Engineer (UI) → Deployment Manager (Central)
    │
    ├── 1. Request validated + flattened config from Template Engine
    │      (validation includes flattening, script compilation,
    │       trigger references, connection binding completeness)
    ├── 2. If validation fails → return errors to UI, stop
    ├── 3. Send config to site via Communication Layer
    │       │
    │       ▼
    │   Site Runtime (Deployment Manager Singleton)
    │       ├── 4. Store new flattened config locally (SQLite)
    │       ├── 5. Compile scripts at site
    │       ├── 6. Create/update Instance Actor (with child Script + Alarm Actors)
    │       └── 7. Report success/failure back to central
    │
    └── 8. Update deployment status in config DB

Deployment Scope

  • Deployment is performed at the individual instance level.
  • The UI may provide convenience operations (e.g., "deploy all out-of-date instances at Site A"), but these decompose into individual instance deployments.

Diff View

Before deploying, the Deployment Manager can request a diff from the Template Engine showing:

  • Added attributes, alarms, or scripts (new in the template since last deploy).
  • Removed members (removed from template since last deploy).
  • Changed values (attribute values, alarm thresholds, script code that differ).
  • Connection binding changes (data connection references that changed).

Deployed vs. Template-Derived State

The system maintains two views per instance:

  • Deployed Configuration: What is currently running at the site, as of the last successful deployment.
  • Template-Derived Configuration: What the instance would look like if deployed now, based on the current state of its template hierarchy and instance overrides.

These are compared to determine staleness and generate diffs.

Deployable Artifacts

A deployment to a site includes the flattened instance configuration plus any system-wide artifacts that have changed:

  • Shared scripts
  • External system definitions
  • Database connection definitions
  • Notification lists (and SMTP configuration)

System-wide artifact deployment is a separate action from instance deployment, triggered explicitly by a user with the Deployment role.
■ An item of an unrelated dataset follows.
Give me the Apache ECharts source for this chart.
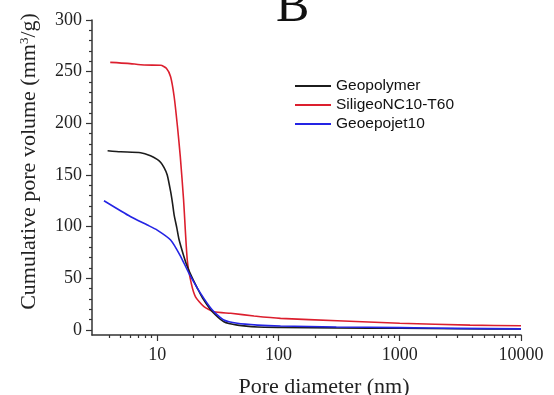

Instance Lifecycle Commands

The Deployment Manager sends the following commands to sites via the Communication Layer:

  • Disable: Instructs the site to stop the Instance Actor's data subscriptions, script triggers, and alarm evaluation. The deployed configuration is retained for re-enablement.
  • Enable: Instructs the site to re-activate a disabled instance.
  • Delete: Instructs the site to remove the running configuration and destroy the Instance Actor and its children. Store-and-forward messages are not cleared. If the site is unreachable, the delete command fails — the central side does not mark the instance as deleted until the site confirms.

Dependencies

  • Template Engine: Produces flattened configurations, diffs, and validation results.
  • Communication Layer: Delivers configurations and lifecycle commands to sites.
  • Configuration Database (MS SQL): Stores deployment status and deployed configuration snapshots.
  • Security & Auth: Enforces Deployment role (with optional site scoping).
  • Configuration Database (via IAuditService): Logs all deployment actions, system-wide artifact deployments, and instance lifecycle changes.

Interactions

  • Central UI: Engineers trigger deployments, view diffs/status, manage instance lifecycle, and deploy system-wide artifacts.
  • Template Engine: Provides resolved and validated configurations.
  • Site Runtime: Receives and applies configurations and lifecycle commands.
  • Health Monitoring: Deployment failures contribute to site health status.